▶ [THE REQUEST] Skip the pictures. Reproduce all other material exactly.

▶ [INFORMATION SHOWN]
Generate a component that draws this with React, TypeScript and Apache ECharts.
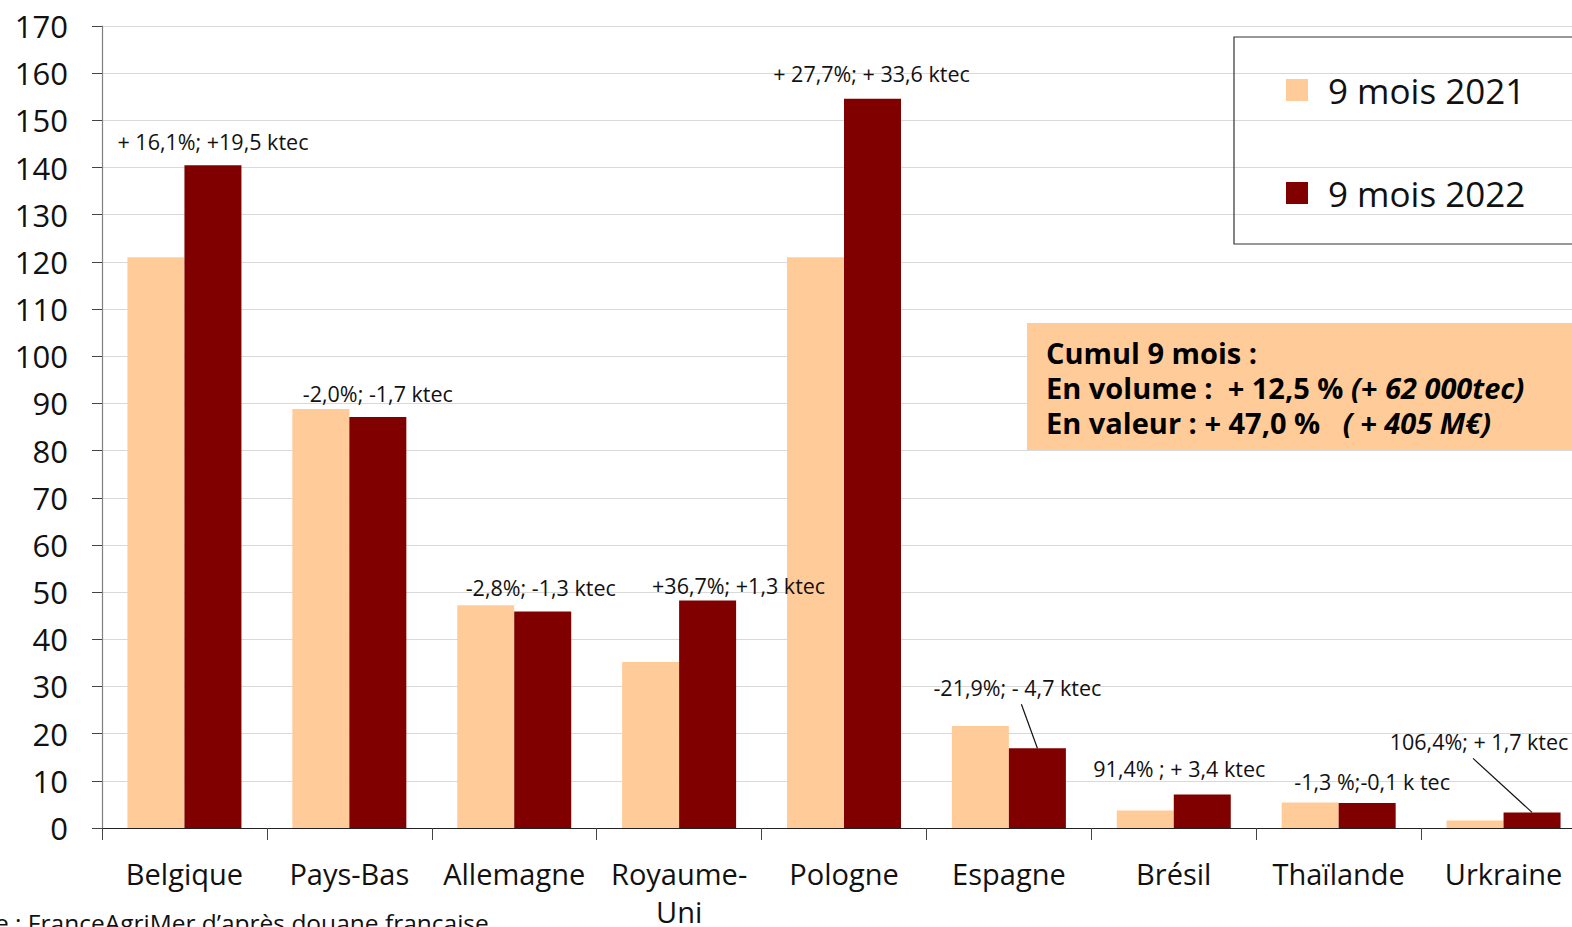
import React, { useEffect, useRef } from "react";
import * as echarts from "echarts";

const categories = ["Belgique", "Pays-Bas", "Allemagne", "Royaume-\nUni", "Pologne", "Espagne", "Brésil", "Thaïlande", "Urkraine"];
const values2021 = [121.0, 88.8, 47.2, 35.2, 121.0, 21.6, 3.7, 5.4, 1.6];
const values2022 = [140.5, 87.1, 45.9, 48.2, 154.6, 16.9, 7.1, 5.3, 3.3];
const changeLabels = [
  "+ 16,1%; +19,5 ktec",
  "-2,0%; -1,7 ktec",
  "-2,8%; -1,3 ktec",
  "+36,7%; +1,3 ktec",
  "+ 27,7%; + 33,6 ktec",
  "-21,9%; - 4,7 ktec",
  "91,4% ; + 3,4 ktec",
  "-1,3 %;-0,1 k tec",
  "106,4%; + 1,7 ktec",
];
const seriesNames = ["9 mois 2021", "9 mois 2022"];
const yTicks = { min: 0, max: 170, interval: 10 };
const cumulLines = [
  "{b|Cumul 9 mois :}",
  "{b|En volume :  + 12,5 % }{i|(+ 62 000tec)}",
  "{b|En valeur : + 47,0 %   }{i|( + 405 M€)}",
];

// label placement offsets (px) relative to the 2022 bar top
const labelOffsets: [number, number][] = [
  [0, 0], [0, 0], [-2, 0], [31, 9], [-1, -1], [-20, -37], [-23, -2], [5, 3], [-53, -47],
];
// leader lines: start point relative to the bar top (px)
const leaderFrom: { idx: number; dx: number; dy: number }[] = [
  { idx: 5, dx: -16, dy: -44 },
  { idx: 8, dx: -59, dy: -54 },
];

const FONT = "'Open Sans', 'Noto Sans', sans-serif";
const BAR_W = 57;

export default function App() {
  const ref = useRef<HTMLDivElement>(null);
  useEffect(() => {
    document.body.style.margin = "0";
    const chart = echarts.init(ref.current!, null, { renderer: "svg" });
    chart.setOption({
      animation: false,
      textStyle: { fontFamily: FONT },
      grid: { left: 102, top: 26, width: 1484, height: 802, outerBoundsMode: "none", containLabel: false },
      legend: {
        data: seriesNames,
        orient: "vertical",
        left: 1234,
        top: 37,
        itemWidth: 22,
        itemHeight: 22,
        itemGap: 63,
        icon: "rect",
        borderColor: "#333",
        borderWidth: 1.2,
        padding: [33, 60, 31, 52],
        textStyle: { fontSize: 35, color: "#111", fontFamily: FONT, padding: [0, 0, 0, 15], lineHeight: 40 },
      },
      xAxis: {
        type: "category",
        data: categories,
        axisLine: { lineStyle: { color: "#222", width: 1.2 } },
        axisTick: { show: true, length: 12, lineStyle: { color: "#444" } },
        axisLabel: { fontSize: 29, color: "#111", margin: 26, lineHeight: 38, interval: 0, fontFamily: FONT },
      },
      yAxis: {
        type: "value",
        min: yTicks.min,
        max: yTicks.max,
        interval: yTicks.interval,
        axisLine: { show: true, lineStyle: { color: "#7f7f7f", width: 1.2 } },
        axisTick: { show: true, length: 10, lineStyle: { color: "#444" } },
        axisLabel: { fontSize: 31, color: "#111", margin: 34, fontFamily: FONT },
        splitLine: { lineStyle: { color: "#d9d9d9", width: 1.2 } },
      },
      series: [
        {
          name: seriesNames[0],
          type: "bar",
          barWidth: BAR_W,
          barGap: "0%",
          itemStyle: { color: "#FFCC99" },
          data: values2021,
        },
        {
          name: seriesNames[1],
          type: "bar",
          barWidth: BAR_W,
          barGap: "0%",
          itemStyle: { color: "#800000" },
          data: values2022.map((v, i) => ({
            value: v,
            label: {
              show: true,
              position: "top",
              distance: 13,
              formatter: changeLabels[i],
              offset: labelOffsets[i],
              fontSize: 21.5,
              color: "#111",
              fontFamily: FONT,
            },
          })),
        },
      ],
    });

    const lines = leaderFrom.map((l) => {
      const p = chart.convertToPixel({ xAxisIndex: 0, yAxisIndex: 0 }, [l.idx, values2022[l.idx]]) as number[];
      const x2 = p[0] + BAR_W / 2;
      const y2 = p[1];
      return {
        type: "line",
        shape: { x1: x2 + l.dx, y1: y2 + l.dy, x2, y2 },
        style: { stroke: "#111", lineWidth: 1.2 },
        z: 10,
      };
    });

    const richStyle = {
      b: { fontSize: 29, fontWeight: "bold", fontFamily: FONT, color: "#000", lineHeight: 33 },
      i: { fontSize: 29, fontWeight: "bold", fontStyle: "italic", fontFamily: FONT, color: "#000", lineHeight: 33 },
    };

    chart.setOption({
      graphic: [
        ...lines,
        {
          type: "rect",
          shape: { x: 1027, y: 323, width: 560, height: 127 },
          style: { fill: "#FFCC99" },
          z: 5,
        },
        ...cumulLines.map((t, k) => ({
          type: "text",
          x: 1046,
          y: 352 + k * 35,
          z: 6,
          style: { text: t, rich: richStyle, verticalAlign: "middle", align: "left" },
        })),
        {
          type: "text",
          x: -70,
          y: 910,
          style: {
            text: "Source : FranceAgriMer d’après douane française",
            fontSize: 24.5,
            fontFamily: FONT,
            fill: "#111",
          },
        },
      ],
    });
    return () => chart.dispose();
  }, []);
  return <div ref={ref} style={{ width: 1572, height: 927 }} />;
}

▶ [THE RESPONSE]
Generate a component that draws this with React, TypeScript and Apache ECharts.
import React, { useEffect, useRef } from "react";
import * as echarts from "echarts";

const categories = ["Belgique", "Pays-Bas", "Allemagne", "Royaume-\nUni", "Pologne", "Espagne", "Brésil", "Thaïlande", "Urkraine"];
const values2021 = [121.0, 88.8, 47.2, 35.2, 121.0, 21.6, 3.7, 5.4, 1.6];
const values2022 = [140.5, 87.1, 45.9, 48.2, 154.6, 16.9, 7.1, 5.3, 3.3];
const changeLabels = [
  "+ 16,1%; +19,5 ktec",
  "-2,0%; -1,7 ktec",
  "-2,8%; -1,3 ktec",
  "+36,7%; +1,3 ktec",
  "+ 27,7%; + 33,6 ktec",
  "-21,9%; - 4,7 ktec",
  "91,4% ; + 3,4 ktec",
  "-1,3 %;-0,1 k tec",
  "106,4%; + 1,7 ktec",
];
const seriesNames = ["9 mois 2021", "9 mois 2022"];
const yTicks = { min: 0, max: 170, interval: 10 };
const cumulLines = [
  "{b|Cumul 9 mois :}",
  "{b|En volume :  + 12,5 % }{i|(+ 62 000tec)}",
  "{b|En valeur : + 47,0 %   }{i|( + 405 M€)}",
];

// label placement offsets (px) relative to the 2022 bar top
const labelOffsets: [number, number][] = [
  [0, 0], [0, 0], [-2, 0], [31, 9], [-1, -1], [-20, -37], [-23, -2], [5, 3], [-53, -47],
];
// leader lines: start point relative to the bar top (px)
const leaderFrom: { idx: number; dx: number; dy: number }[] = [
  { idx: 5, dx: -16, dy: -44 },
  { idx: 8, dx: -59, dy: -54 },
];

const FONT = "'Open Sans', 'Noto Sans', sans-serif";
const BAR_W = 57;

export default function App() {
  const ref = useRef<HTMLDivElement>(null);
  useEffect(() => {
    document.body.style.margin = "0";
    const chart = echarts.init(ref.current!, null, { renderer: "svg" });
    chart.setOption({
      animation: false,
      textStyle: { fontFamily: FONT },
      grid: { left: 102, top: 26, width: 1484, height: 802, outerBoundsMode: "none", containLabel: false },
      legend: {
        data: seriesNames,
        orient: "vertical",
        left: 1234,
        top: 37,
        itemWidth: 22,
        itemHeight: 22,
        itemGap: 63,
        icon: "rect",
        borderColor: "#333",
        borderWidth: 1.2,
        padding: [33, 60, 31, 52],
        textStyle: { fontSize: 35, color: "#111", fontFamily: FONT, padding: [0, 0, 0, 15], lineHeight: 40 },
      },
      xAxis: {
        type: "category",
        data: categories,
        axisLine: { lineStyle: { color: "#222", width: 1.2 } },
        axisTick: { show: true, length: 12, lineStyle: { color: "#444" } },
        axisLabel: { fontSize: 29, color: "#111", margin: 26, lineHeight: 38, interval: 0, fontFamily: FONT },
      },
      yAxis: {
        type: "value",
        min: yTicks.min,
        max: yTicks.max,
        interval: yTicks.interval,
        axisLine: { show: true, lineStyle: { color: "#7f7f7f", width: 1.2 } },
        axisTick: { show: true, length: 10, lineStyle: { color: "#444" } },
        axisLabel: { fontSize: 31, color: "#111", margin: 34, fontFamily: FONT },
        splitLine: { lineStyle: { color: "#d9d9d9", width: 1.2 } },
      },
      series: [
        {
          name: seriesNames[0],
          type: "bar",
          barWidth: BAR_W,
          barGap: "0%",
          itemStyle: { color: "#FFCC99" },
          data: values2021,
        },
        {
          name: seriesNames[1],
          type: "bar",
          barWidth: BAR_W,
          barGap: "0%",
          itemStyle: { color: "#800000" },
          data: values2022.map((v, i) => ({
            value: v,
            label: {
              show: true,
              position: "top",
              distance: 13,
              formatter: changeLabels[i],
              offset: labelOffsets[i],
              fontSize: 21.5,
              color: "#111",
              fontFamily: FONT,
            },
          })),
        },
      ],
    });

    const lines = leaderFrom.map((l) => {
      const p = chart.convertToPixel({ xAxisIndex: 0, yAxisIndex: 0 }, [l.idx, values2022[l.idx]]) as number[];
      const x2 = p[0] + BAR_W / 2;
      const y2 = p[1];
      return {
        type: "line",
        shape: { x1: x2 + l.dx, y1: y2 + l.dy, x2, y2 },
        style: { stroke: "#111", lineWidth: 1.2 },
        z: 10,
      };
    });

    const richStyle = {
      b: { fontSize: 29, fontWeight: "bold", fontFamily: FONT, color: "#000", lineHeight: 33 },
      i: { fontSize: 29, fontWeight: "bold", fontStyle: "italic", fontFamily: FONT, color: "#000", lineHeight: 33 },
    };

    chart.setOption({
      graphic: [
        ...lines,
        {
          type: "rect",
          shape: { x: 1027, y: 323, width: 560, height: 127 },
          style: { fill: "#FFCC99" },
          z: 5,
        },
        ...cumulLines.map((t, k) => ({
          type: "text",
          x: 1046,
          y: 352 + k * 35,
          z: 6,
          style: { text: t, rich: richStyle, verticalAlign: "middle", align: "left" },
        })),
        {
          type: "text",
          x: -70,
          y: 910,
          style: {
            text: "Source : FranceAgriMer d’après douane française",
            fontSize: 24.5,
            fontFamily: FONT,
            fill: "#111",
          },
        },
      ],
    });
    return () => chart.dispose();
  }, []);
  return <div ref={ref} style={{ width: 1572, height: 927 }} />;
}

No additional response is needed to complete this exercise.